*** Data in this exercise
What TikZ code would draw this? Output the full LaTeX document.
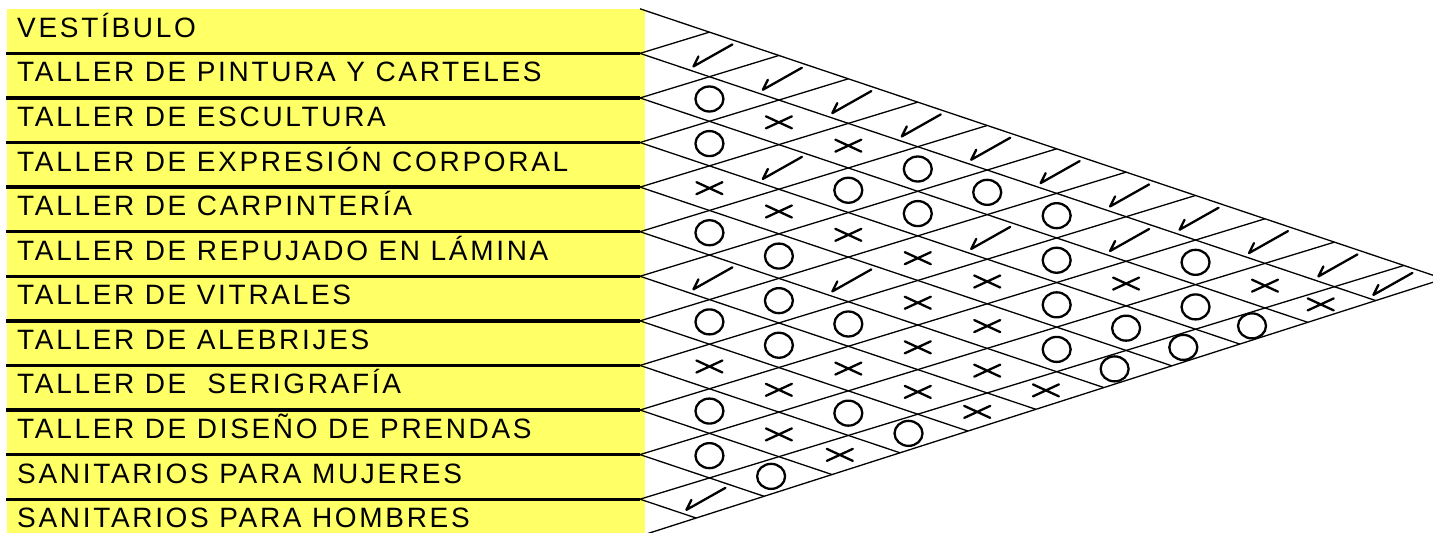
\documentclass[tikz,border=0pt]{standalone}
\usepackage{fontspec}
\newfontfamily\lblfont[LetterSpace=9.6]{Liberation Sans}
\definecolor{rowyellow}{RGB}{255,255,102}
\tikzset{
  gridline/.style={line width=1.3pt, black},
  sepline/.style={line width=3.5pt, black},
  mk/.style={line width=2.3pt, black, line cap=round, line join=round},
  lbl/.style={anchor=base west, inner sep=0pt, font=\lblfont\fontsize{28}{30}\selectfont},
  chk/.pic={\draw[mk] (20,-11) -- (-19,11) -- (-14,1);},
  ring/.pic={\draw[mk] (0,0) ellipse [x radius=14, y radius=12.5];},
  crs/.pic={\draw[mk] (-13,-6) -- (13,6) (-13,6) -- (13,-6);}
}
\begin{document}
\begin{tikzpicture}[x=1pt,y=-1pt,
  declare function={
    ty(\k)=(\k<12)*(8.8+44.58*\k)+(\k>11)*536;
    su(\m)=(\m<12)*0.306+(\m>11)*0.32;
    vx(\k,\m)=640+(ty(\m)-ty(\k))/(0.336+su(\m));
    vy(\k,\m)=ty(\k)+0.336*(vx(\k,\m)-640);
    cx(\i,\j)=(vx(\i,\j)+vx(\i+1,\j+1)+vx(\i,\j+1)+vx(\i+1,\j))/4;
    cy(\i,\j)=(vy(\i,\j)+vy(\i+1,\j+1)+vy(\i,\j+1)+vy(\i+1,\j))/4;
  }]
\useasboundingbox (0,0) rectangle (1433,533);
\fill[white] (0,0) rectangle (1433,533);
% yellow label column
\fill[rowyellow] (7,9.3) rectangle (645,533);
% separators
\foreach \k in {0,...,10}{
  \coordinate (SL\k) at (6,{53.3+44.6*\k});
  \coordinate (SR\k) at (640,{53.3+44.6*\k});
  \draw[sepline] (SL\k) -- (SR\k);
}
% labels
\foreach \r/\t in {0/VESTÍBULO,1/TALLER DE PINTURA Y CARTELES,2/TALLER DE ESCULTURA,3/TALLER DE EXPRESIÓN CORPORAL,4/TALLER DE CARPINTERÍA,5/TALLER DE REPUJADO EN LÁMINA,6/TALLER DE VITRALES,7/TALLER DE ALEBRIJES,8/TALLER DE\ \ SERIGRAFÍA,9/TALLER DE DISEÑO DE PRENDAS,10/SANITARIOS PARA MUJERES,11/SANITARIOS PARA HOMBRES}{
  \node[lbl] (label\r) at (17,{8.8+44.58*\r+28.5}) {\t};
}
% grid: down lines from each tip to the lower edge, up lines to the upper edge
\foreach \k in {0,...,11}{
  \coordinate (TD\k) at (640,{ty(\k)});
  \coordinate (ED\k) at ({vx(\k,12)},{vy(\k,12)});
  \draw[gridline] (TD\k) -- (ED\k);
}
\foreach \m in {1,...,12}{
  \coordinate (TU\m) at (640,{ty(\m)});
  \coordinate (EU\m) at ({vx(0,\m)},{vy(0,\m)});
  \draw[gridline] (TU\m) -- (EU\m);
}
% marks
\foreach \i/\j in {0/1,0/2,0/3,0/4,0/5,0/6,0/7,0/8,0/9,0/10,0/11,2/4,2/7,1/8,5/6,4/7,10/11}{
  \pic at ({cx(\i,\j)+3},{cy(\i,\j)+1}) {chk};
}
\foreach \i/\j in {1/2,2/3,1/5,2/5,1/6,2/6,1/7,4/5,4/6,2/8,1/9,5/7,3/9,2/10,6/7,5/8,3/10,2/11,6/8,4/10,3/11,4/11,8/9,7/10,7/11,9/10,9/11}{
  \pic at ({cx(\i,\j)},{cy(\i,\j)}) {ring};
}
\foreach \i/\j in {1/3,1/4,3/4,3/5,3/6,3/7,3/8,2/9,1/10,4/8,1/11,4/9,5/9,7/8,6/9,5/10,7/9,6/10,5/11,6/11,8/10,8/11}{
  \pic at ({cx(\i,\j)},{cy(\i,\j)}) {crs};
}
\end{tikzpicture}
\end{document}
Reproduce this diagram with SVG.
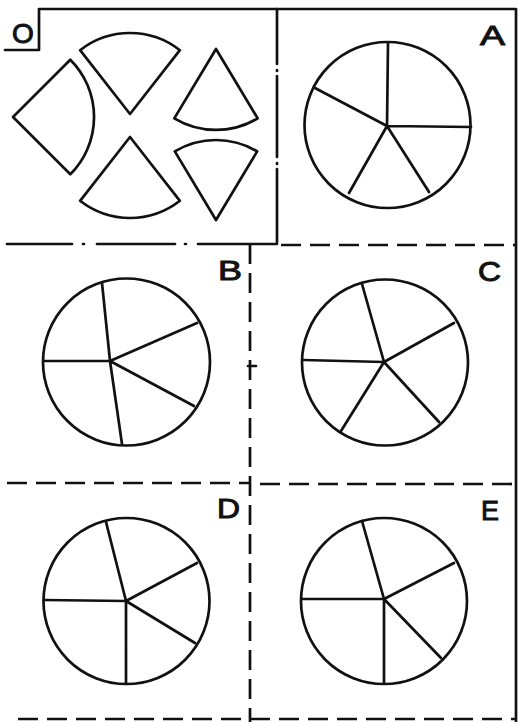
<svg xmlns="http://www.w3.org/2000/svg" width="518" height="722" viewBox="0 0 518 722">
<style>
.ln{fill:none;stroke:#111;stroke-width:2.7;stroke-linecap:round;stroke-linejoin:round}
.sh{fill:#fff;stroke:#111;stroke-width:2.7;stroke-linejoin:round}
.dash{fill:none;stroke:#111;stroke-width:2.7;stroke-dasharray:20 9}
.lbl{font-family:"Liberation Sans",Arial,sans-serif;font-size:28px;fill:#111;stroke:#111;stroke-width:1}
</style>
<rect width="518" height="722" fill="#fff"/>
<g id="frame">
  <polyline class="ln" points="5,50 39,50 39,9 516,9 516,722"/>
  <path class="ln" d="M277,9 V64 M277,70 V71 M277,76 V157 M277,163 V164 M277,169 V242"/>
  <path class="ln" d="M7,244 H72 M83,244 H84 M97,244 H175 M185,244 H186 M198,244 H277"/>
  <line class="dash" x1="250" y1="244" x2="250" y2="722"/>
  <line class="ln" x1="248" y1="366" x2="256" y2="366"/>
  <line class="dash" x1="281" y1="245" x2="516" y2="245"/>
  <line class="dash" x1="7" y1="483" x2="250" y2="483"/>
  <line class="dash" x1="260" y1="484" x2="516" y2="484"/>
  <line class="dash" x1="18" y1="719" x2="516" y2="719"/>
</g>
<g id="panel-O">
  <text class="lbl" x="12" y="43" font-size="29" stroke-width="1.4">O</text>
  <path class="sh" d="M13,117 L70.3,59.7 A81,81 0 0 1 70.3,174.3 Z"/>
  <path class="sh" d="M130,114 L80.1,50.2 A81,81 0 0 1 179.9,50.2 Z"/>
  <path class="sh" d="M130,137 L80.1,200.8 A81,81 0 0 0 179.9,200.8 Z"/>
  <path class="sh" d="M216,49 L174.3,118.4 A81,81 0 0 0 257.7,118.4 Z"/>
  <path class="sh" d="M216,220 L174.8,151.4 A80,80 0 0 1 257.2,151.4 Z"/>
</g>
<g id="panel-A">
  <text class="lbl" x="480" y="45" textLength="25" lengthAdjust="spacingAndGlyphs">A</text>
  <circle class="ln" cx="387.5" cy="125" r="83"/>
  <path class="ln" d="M387,126 L388,43 M387,126 L471,127 M387,126 L429,192 M387,126 L349,193 M387,126 L315,88"/>
</g>
<g id="panel-B">
  <text class="lbl" x="218" y="280" textLength="24" lengthAdjust="spacingAndGlyphs">B</text>
  <circle class="ln" cx="126.5" cy="362" r="83.5"/>
  <path class="ln" d="M110,361 L102,283 M110,361 L197,323 M110,361 L194,406 M110,361 L122,444 M110,361 L44,361"/>
</g>
<g id="panel-C">
  <text class="lbl" x="478" y="281" textLength="23" lengthAdjust="spacingAndGlyphs">C</text>
  <circle class="ln" cx="385" cy="362.5" r="83"/>
  <path class="ln" d="M384,362 L362,284 M384,362 L454,323 M384,362 L439,422 M384,362 L341,431 M384,362 L303,360"/>
</g>
<g id="panel-D">
  <text class="lbl" x="217" y="518" textLength="23" lengthAdjust="spacingAndGlyphs">D</text>
  <circle class="ln" cx="126.5" cy="601" r="83"/>
  <path class="ln" d="M126,601 L106,522 M126,601 L197,563 M126,601 L195,643 M126,601 L126,683 M126,601 L44,600"/>
</g>
<g id="panel-E">
  <text class="lbl" x="481" y="520" textLength="18" lengthAdjust="spacingAndGlyphs">E</text>
  <circle class="ln" cx="384" cy="601" r="83"/>
  <path class="ln" d="M384,599 L362,521 M384,599 L454,563 M384,599 L441,658 M384,599 L384,683 M384,599 L302,599"/>
</g>
</svg>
******
## [Task directions]
Reproduce the material word for word, minus the images.

## [Task solution]
What TikZ code would draw this? Output the full LaTeX document.
\documentclass[tikz,border=0pt]{standalone}
\usepackage{fontspec}
\newfontfamily\lblfont[LetterSpace=9.6]{Liberation Sans}
\definecolor{rowyellow}{RGB}{255,255,102}
\tikzset{
  gridline/.style={line width=1.3pt, black},
  sepline/.style={line width=3.5pt, black},
  mk/.style={line width=2.3pt, black, line cap=round, line join=round},
  lbl/.style={anchor=base west, inner sep=0pt, font=\lblfont\fontsize{28}{30}\selectfont},
  chk/.pic={\draw[mk] (20,-11) -- (-19,11) -- (-14,1);},
  ring/.pic={\draw[mk] (0,0) ellipse [x radius=14, y radius=12.5];},
  crs/.pic={\draw[mk] (-13,-6) -- (13,6) (-13,6) -- (13,-6);}
}
\begin{document}
\begin{tikzpicture}[x=1pt,y=-1pt,
  declare function={
    ty(\k)=(\k<12)*(8.8+44.58*\k)+(\k>11)*536;
    su(\m)=(\m<12)*0.306+(\m>11)*0.32;
    vx(\k,\m)=640+(ty(\m)-ty(\k))/(0.336+su(\m));
    vy(\k,\m)=ty(\k)+0.336*(vx(\k,\m)-640);
    cx(\i,\j)=(vx(\i,\j)+vx(\i+1,\j+1)+vx(\i,\j+1)+vx(\i+1,\j))/4;
    cy(\i,\j)=(vy(\i,\j)+vy(\i+1,\j+1)+vy(\i,\j+1)+vy(\i+1,\j))/4;
  }]
\useasboundingbox (0,0) rectangle (1433,533);
\fill[white] (0,0) rectangle (1433,533);
% yellow label column
\fill[rowyellow] (7,9.3) rectangle (645,533);
% separators
\foreach \k in {0,...,10}{
  \coordinate (SL\k) at (6,{53.3+44.6*\k});
  \coordinate (SR\k) at (640,{53.3+44.6*\k});
  \draw[sepline] (SL\k) -- (SR\k);
}
% labels
\foreach \r/\t in {0/VESTÍBULO,1/TALLER DE PINTURA Y CARTELES,2/TALLER DE ESCULTURA,3/TALLER DE EXPRESIÓN CORPORAL,4/TALLER DE CARPINTERÍA,5/TALLER DE REPUJADO EN LÁMINA,6/TALLER DE VITRALES,7/TALLER DE ALEBRIJES,8/TALLER DE\ \ SERIGRAFÍA,9/TALLER DE DISEÑO DE PRENDAS,10/SANITARIOS PARA MUJERES,11/SANITARIOS PARA HOMBRES}{
  \node[lbl] (label\r) at (17,{8.8+44.58*\r+28.5}) {\t};
}
% grid: down lines from each tip to the lower edge, up lines to the upper edge
\foreach \k in {0,...,11}{
  \coordinate (TD\k) at (640,{ty(\k)});
  \coordinate (ED\k) at ({vx(\k,12)},{vy(\k,12)});
  \draw[gridline] (TD\k) -- (ED\k);
}
\foreach \m in {1,...,12}{
  \coordinate (TU\m) at (640,{ty(\m)});
  \coordinate (EU\m) at ({vx(0,\m)},{vy(0,\m)});
  \draw[gridline] (TU\m) -- (EU\m);
}
% marks
\foreach \i/\j in {0/1,0/2,0/3,0/4,0/5,0/6,0/7,0/8,0/9,0/10,0/11,2/4,2/7,1/8,5/6,4/7,10/11}{
  \pic at ({cx(\i,\j)+3},{cy(\i,\j)+1}) {chk};
}
\foreach \i/\j in {1/2,2/3,1/5,2/5,1/6,2/6,1/7,4/5,4/6,2/8,1/9,5/7,3/9,2/10,6/7,5/8,3/10,2/11,6/8,4/10,3/11,4/11,8/9,7/10,7/11,9/10,9/11}{
  \pic at ({cx(\i,\j)},{cy(\i,\j)}) {ring};
}
\foreach \i/\j in {1/3,1/4,3/4,3/5,3/6,3/7,3/8,2/9,1/10,4/8,1/11,4/9,5/9,7/8,6/9,5/10,7/9,6/10,5/11,6/11,8/10,8/11}{
  \pic at ({cx(\i,\j)},{cy(\i,\j)}) {crs};
}
\end{tikzpicture}
\end{document}
Reproduce this diagram with SVG.
<svg xmlns="http://www.w3.org/2000/svg" width="518" height="722" viewBox="0 0 518 722">
<style>
.ln{fill:none;stroke:#111;stroke-width:2.7;stroke-linecap:round;stroke-linejoin:round}
.sh{fill:#fff;stroke:#111;stroke-width:2.7;stroke-linejoin:round}
.dash{fill:none;stroke:#111;stroke-width:2.7;stroke-dasharray:20 9}
.lbl{font-family:"Liberation Sans",Arial,sans-serif;font-size:28px;fill:#111;stroke:#111;stroke-width:1}
</style>
<rect width="518" height="722" fill="#fff"/>
<g id="frame">
  <polyline class="ln" points="5,50 39,50 39,9 516,9 516,722"/>
  <path class="ln" d="M277,9 V64 M277,70 V71 M277,76 V157 M277,163 V164 M277,169 V242"/>
  <path class="ln" d="M7,244 H72 M83,244 H84 M97,244 H175 M185,244 H186 M198,244 H277"/>
  <line class="dash" x1="250" y1="244" x2="250" y2="722"/>
  <line class="ln" x1="248" y1="366" x2="256" y2="366"/>
  <line class="dash" x1="281" y1="245" x2="516" y2="245"/>
  <line class="dash" x1="7" y1="483" x2="250" y2="483"/>
  <line class="dash" x1="260" y1="484" x2="516" y2="484"/>
  <line class="dash" x1="18" y1="719" x2="516" y2="719"/>
</g>
<g id="panel-O">
  <text class="lbl" x="12" y="43" font-size="29" stroke-width="1.4">O</text>
  <path class="sh" d="M13,117 L70.3,59.7 A81,81 0 0 1 70.3,174.3 Z"/>
  <path class="sh" d="M130,114 L80.1,50.2 A81,81 0 0 1 179.9,50.2 Z"/>
  <path class="sh" d="M130,137 L80.1,200.8 A81,81 0 0 0 179.9,200.8 Z"/>
  <path class="sh" d="M216,49 L174.3,118.4 A81,81 0 0 0 257.7,118.4 Z"/>
  <path class="sh" d="M216,220 L174.8,151.4 A80,80 0 0 1 257.2,151.4 Z"/>
</g>
<g id="panel-A">
  <text class="lbl" x="480" y="45" textLength="25" lengthAdjust="spacingAndGlyphs">A</text>
  <circle class="ln" cx="387.5" cy="125" r="83"/>
  <path class="ln" d="M387,126 L388,43 M387,126 L471,127 M387,126 L429,192 M387,126 L349,193 M387,126 L315,88"/>
</g>
<g id="panel-B">
  <text class="lbl" x="218" y="280" textLength="24" lengthAdjust="spacingAndGlyphs">B</text>
  <circle class="ln" cx="126.5" cy="362" r="83.5"/>
  <path class="ln" d="M110,361 L102,283 M110,361 L197,323 M110,361 L194,406 M110,361 L122,444 M110,361 L44,361"/>
</g>
<g id="panel-C">
  <text class="lbl" x="478" y="281" textLength="23" lengthAdjust="spacingAndGlyphs">C</text>
  <circle class="ln" cx="385" cy="362.5" r="83"/>
  <path class="ln" d="M384,362 L362,284 M384,362 L454,323 M384,362 L439,422 M384,362 L341,431 M384,362 L303,360"/>
</g>
<g id="panel-D">
  <text class="lbl" x="217" y="518" textLength="23" lengthAdjust="spacingAndGlyphs">D</text>
  <circle class="ln" cx="126.5" cy="601" r="83"/>
  <path class="ln" d="M126,601 L106,522 M126,601 L197,563 M126,601 L195,643 M126,601 L126,683 M126,601 L44,600"/>
</g>
<g id="panel-E">
  <text class="lbl" x="481" y="520" textLength="18" lengthAdjust="spacingAndGlyphs">E</text>
  <circle class="ln" cx="384" cy="601" r="83"/>
  <path class="ln" d="M384,599 L362,521 M384,599 L454,563 M384,599 L441,658 M384,599 L384,683 M384,599 L302,599"/>
</g>
</svg>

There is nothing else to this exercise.